Exercise task: No pictures belong in the copy; return exactly the lines from the one with "Generate a web" through the one with "35, 40, 45]", both ends included, and nothing else.

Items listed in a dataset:

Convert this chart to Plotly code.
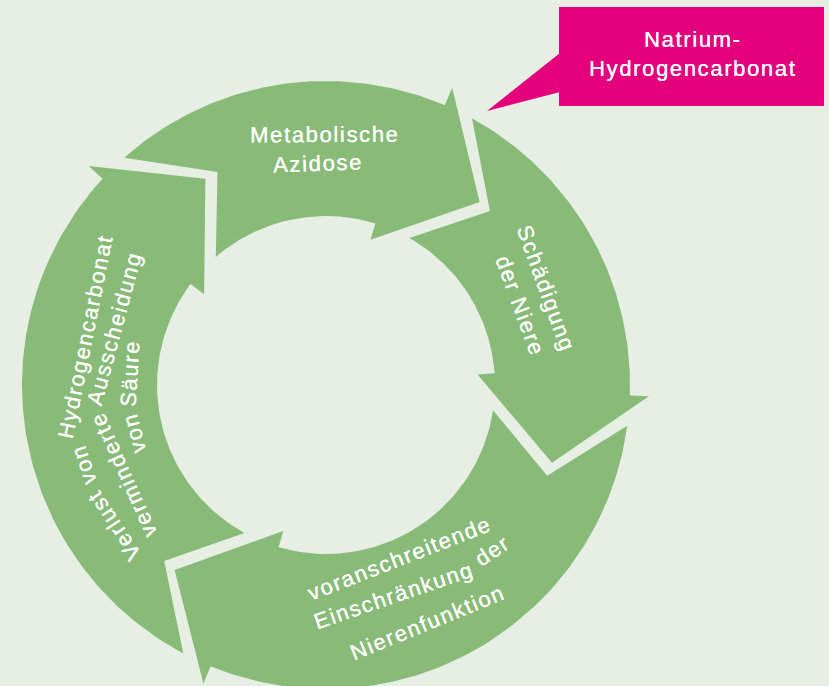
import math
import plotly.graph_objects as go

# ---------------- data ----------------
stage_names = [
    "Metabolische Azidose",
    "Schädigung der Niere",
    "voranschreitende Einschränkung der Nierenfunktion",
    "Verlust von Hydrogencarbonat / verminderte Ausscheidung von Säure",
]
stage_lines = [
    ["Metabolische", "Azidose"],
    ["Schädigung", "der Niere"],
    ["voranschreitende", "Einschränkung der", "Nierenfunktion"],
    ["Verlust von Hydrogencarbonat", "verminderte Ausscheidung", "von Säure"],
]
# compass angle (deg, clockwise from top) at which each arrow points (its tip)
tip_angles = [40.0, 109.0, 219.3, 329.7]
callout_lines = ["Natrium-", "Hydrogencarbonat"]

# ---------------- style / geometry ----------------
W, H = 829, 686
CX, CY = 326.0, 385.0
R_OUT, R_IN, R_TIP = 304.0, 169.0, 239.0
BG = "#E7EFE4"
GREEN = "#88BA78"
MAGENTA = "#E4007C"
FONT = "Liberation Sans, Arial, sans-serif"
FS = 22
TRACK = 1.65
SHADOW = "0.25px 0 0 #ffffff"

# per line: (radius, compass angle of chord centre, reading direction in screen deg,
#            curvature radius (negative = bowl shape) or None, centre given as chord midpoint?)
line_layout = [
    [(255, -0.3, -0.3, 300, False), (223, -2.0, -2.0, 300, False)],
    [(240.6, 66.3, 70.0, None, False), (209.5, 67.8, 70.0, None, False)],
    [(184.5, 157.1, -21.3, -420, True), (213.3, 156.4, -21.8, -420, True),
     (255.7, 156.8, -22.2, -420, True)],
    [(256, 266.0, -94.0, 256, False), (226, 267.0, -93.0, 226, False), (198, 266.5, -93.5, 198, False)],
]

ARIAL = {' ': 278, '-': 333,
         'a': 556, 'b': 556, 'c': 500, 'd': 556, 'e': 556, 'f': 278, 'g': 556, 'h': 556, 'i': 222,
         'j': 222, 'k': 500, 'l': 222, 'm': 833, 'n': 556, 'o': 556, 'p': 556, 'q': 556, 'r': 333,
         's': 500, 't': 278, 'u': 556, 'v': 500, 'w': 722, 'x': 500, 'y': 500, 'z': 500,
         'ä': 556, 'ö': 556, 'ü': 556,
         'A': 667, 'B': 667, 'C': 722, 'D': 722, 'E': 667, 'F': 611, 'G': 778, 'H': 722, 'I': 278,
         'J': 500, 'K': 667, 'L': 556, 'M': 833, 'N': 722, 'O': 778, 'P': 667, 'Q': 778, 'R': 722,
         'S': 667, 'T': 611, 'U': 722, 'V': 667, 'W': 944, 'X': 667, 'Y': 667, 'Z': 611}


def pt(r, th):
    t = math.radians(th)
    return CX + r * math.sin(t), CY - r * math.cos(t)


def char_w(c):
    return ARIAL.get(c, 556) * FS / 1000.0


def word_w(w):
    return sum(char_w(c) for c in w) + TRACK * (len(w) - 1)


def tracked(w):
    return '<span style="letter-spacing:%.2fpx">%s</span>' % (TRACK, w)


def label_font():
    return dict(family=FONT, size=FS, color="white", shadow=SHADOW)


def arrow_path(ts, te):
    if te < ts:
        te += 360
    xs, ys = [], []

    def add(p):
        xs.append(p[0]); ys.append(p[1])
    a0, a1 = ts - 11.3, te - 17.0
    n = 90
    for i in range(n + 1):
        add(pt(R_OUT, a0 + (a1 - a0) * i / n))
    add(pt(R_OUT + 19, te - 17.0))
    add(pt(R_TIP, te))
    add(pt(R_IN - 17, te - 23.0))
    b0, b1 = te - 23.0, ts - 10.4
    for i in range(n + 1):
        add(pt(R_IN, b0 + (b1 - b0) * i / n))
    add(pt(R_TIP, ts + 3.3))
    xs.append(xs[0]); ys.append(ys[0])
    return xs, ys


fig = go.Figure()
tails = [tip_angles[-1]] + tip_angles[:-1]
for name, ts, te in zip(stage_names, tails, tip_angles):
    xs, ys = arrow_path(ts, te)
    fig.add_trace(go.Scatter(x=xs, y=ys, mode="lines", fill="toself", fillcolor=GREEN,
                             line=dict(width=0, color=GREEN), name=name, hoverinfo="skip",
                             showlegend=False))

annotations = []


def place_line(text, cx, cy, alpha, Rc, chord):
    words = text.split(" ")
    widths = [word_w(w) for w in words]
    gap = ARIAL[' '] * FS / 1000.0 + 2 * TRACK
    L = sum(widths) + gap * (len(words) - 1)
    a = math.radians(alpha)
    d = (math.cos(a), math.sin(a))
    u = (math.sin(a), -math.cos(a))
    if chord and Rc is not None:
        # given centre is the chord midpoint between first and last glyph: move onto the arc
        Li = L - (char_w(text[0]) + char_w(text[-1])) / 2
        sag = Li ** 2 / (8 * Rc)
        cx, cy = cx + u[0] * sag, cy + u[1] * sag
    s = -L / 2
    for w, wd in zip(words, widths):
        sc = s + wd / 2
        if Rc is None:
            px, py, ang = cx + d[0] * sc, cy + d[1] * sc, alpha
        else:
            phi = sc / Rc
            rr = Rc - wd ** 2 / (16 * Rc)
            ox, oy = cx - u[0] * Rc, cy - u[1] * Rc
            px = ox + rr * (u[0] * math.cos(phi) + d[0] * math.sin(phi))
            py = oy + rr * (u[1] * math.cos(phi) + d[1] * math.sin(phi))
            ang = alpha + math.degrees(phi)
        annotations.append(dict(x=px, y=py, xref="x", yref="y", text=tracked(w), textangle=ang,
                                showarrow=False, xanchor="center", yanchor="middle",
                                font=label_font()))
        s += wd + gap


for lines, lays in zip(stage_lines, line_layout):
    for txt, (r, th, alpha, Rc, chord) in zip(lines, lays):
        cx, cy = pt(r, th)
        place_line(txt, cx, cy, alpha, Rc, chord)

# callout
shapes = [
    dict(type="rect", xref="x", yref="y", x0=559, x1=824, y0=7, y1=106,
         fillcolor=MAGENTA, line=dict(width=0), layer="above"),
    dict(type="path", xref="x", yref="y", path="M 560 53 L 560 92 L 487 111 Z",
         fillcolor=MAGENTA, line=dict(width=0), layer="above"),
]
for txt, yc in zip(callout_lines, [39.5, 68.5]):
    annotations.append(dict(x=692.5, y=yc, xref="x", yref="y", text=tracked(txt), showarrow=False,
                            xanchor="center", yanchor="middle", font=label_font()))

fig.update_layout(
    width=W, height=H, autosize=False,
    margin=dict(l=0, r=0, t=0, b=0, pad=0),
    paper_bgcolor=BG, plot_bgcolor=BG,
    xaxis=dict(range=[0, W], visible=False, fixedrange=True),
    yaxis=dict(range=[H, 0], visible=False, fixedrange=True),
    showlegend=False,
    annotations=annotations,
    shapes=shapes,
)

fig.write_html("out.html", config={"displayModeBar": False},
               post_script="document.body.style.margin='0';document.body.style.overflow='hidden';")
--
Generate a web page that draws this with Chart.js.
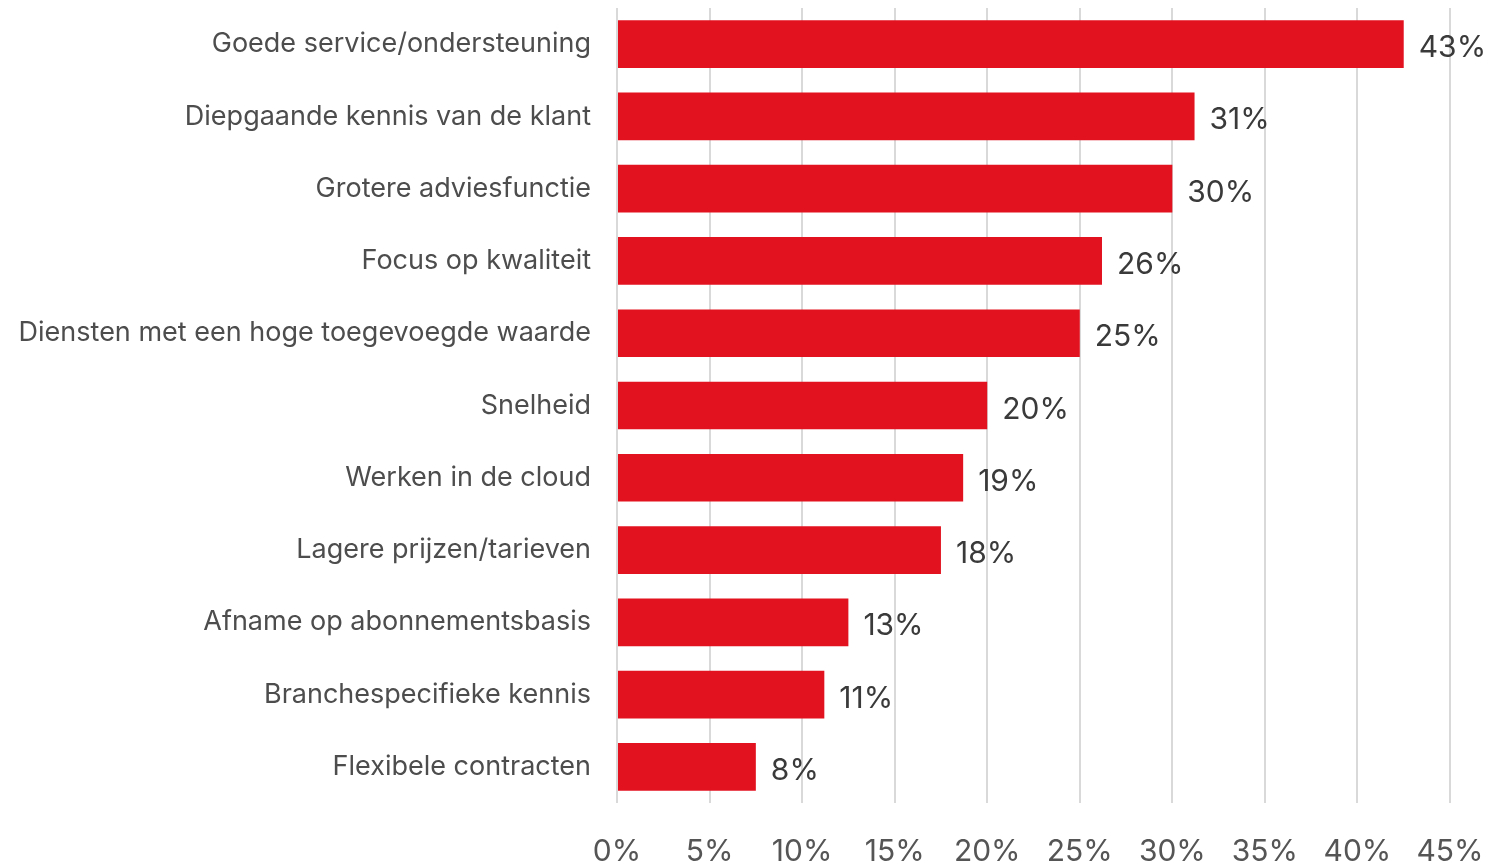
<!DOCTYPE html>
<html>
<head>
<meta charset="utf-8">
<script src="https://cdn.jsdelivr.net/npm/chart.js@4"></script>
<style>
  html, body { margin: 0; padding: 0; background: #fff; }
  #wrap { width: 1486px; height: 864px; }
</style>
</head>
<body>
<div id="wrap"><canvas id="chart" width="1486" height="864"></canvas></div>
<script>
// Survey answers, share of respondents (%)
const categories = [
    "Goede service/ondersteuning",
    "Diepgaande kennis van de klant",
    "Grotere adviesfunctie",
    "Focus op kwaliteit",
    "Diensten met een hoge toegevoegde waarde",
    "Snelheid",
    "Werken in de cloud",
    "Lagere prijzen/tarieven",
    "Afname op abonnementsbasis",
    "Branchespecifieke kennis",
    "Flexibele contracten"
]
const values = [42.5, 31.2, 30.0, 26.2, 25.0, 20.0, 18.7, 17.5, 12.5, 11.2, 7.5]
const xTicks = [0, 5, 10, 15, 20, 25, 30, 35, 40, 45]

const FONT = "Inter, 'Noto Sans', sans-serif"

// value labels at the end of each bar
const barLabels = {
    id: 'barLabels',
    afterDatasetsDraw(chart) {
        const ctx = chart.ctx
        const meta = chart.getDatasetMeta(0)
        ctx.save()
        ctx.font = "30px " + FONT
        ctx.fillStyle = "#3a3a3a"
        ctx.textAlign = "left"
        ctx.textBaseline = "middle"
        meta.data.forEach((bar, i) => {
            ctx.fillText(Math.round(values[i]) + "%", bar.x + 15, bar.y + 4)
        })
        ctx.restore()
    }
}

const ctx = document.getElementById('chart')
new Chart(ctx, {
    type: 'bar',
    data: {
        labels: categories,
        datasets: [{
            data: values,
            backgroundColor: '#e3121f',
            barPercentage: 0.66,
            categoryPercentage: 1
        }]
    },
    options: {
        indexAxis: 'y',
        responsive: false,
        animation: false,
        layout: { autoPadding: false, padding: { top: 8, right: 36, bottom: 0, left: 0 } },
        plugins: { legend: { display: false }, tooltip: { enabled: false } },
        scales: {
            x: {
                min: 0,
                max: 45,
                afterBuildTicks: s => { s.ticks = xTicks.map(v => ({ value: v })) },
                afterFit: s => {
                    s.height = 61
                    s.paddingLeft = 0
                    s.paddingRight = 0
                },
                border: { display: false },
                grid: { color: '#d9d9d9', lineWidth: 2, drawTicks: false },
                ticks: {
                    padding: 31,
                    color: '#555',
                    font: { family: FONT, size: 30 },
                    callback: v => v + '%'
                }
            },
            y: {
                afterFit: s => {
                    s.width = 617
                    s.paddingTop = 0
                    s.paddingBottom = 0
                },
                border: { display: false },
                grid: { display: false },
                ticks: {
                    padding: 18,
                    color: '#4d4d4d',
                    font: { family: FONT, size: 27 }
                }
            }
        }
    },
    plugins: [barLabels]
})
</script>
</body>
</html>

Written answer:
Generate a web page that draws this with Chart.js.
<!DOCTYPE html>
<html>
<head>
<meta charset="utf-8">
<script src="https://cdn.jsdelivr.net/npm/chart.js@4"></script>
<style>
  html, body { margin: 0; padding: 0; background: #fff; }
  #wrap { width: 1486px; height: 864px; }
</style>
</head>
<body>
<div id="wrap"><canvas id="chart" width="1486" height="864"></canvas></div>
<script>
// Survey answers, share of respondents (%)
const categories = [
    "Goede service/ondersteuning",
    "Diepgaande kennis van de klant",
    "Grotere adviesfunctie",
    "Focus op kwaliteit",
    "Diensten met een hoge toegevoegde waarde",
    "Snelheid",
    "Werken in de cloud",
    "Lagere prijzen/tarieven",
    "Afname op abonnementsbasis",
    "Branchespecifieke kennis",
    "Flexibele contracten"
]
const values = [42.5, 31.2, 30.0, 26.2, 25.0, 20.0, 18.7, 17.5, 12.5, 11.2, 7.5]
const xTicks = [0, 5, 10, 15, 20, 25, 30, 35, 40, 45]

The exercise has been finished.